Rohan Dua,TNN | Oct 11, 2014, 06.15 AM IST
ARNIA/PARGWAL (Jammu): With overpowering pain in her right arm, 41-year-old Neha Devi looked agitated while Kiran Bala (36) sobbed. The two from Arnia sub sector were wounded in cross-border shelling from Pakistan on Thursday. They are among thousands of civilians, who are too frightened to return to their homes even as nine days of firing and mortar shelling from across the border has de-escalated.
"Why should we return? Why does not the government provide us permanent homes if such border tension continues? It is not our problem if we have our land that earns us meager income," Bala said.
Most of these civilians grow rice or work as daily wage labourers. Many of them earn their livelihood by selling milk.

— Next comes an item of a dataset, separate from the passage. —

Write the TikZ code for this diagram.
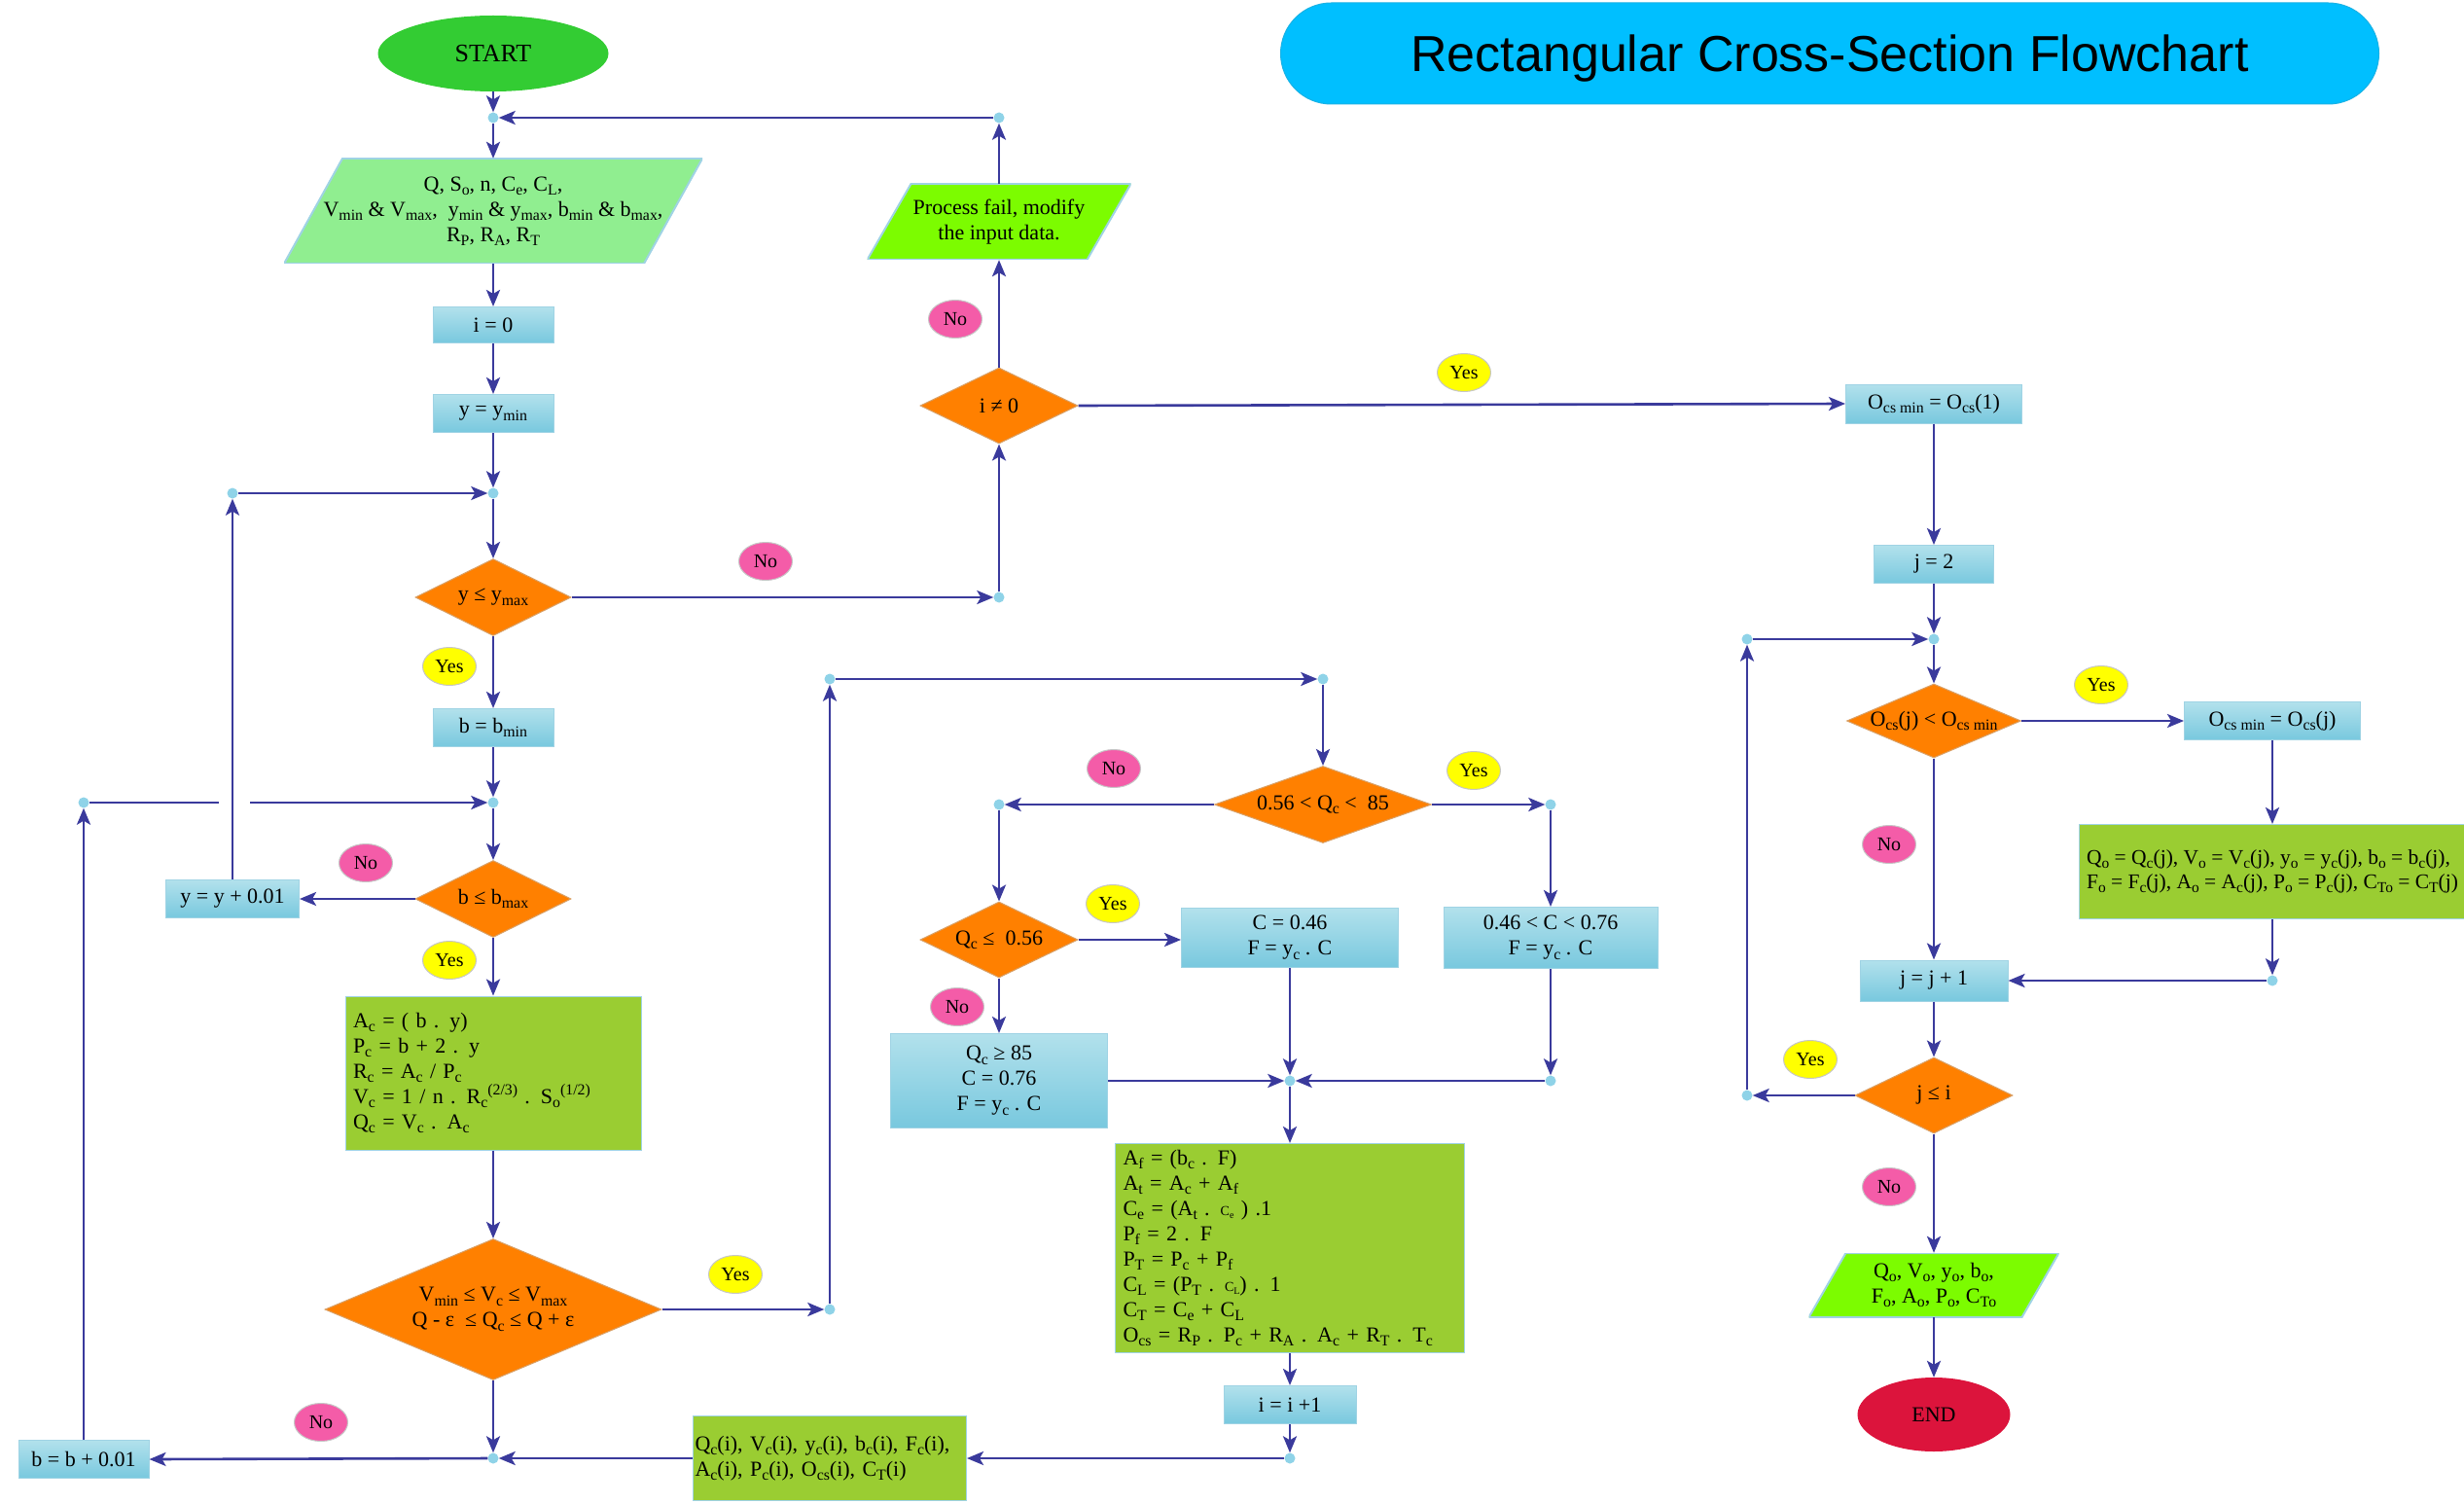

In Pargwal, 75-year-old Ram Lal and his son, Vijay Kumar, who lost their cow and calf, are now jobless.
"Our daily earning depended upon the milk our cattle produced. Even my third cow is now badly bruised. She can die anytime," Lal said, as he wept inconsolably.
In Akhnoor's Molu village, 78-year-old Chaggar Singh, who had lost his son Naresh Singh in a militant attack in 2003, has for years been receiving stray shells at his home.
This time, when the shell broke even the glass fixed outside the statue of his slain son, he too decided to quit the village. "I thought I could carry his bravery here but now time's up," he said.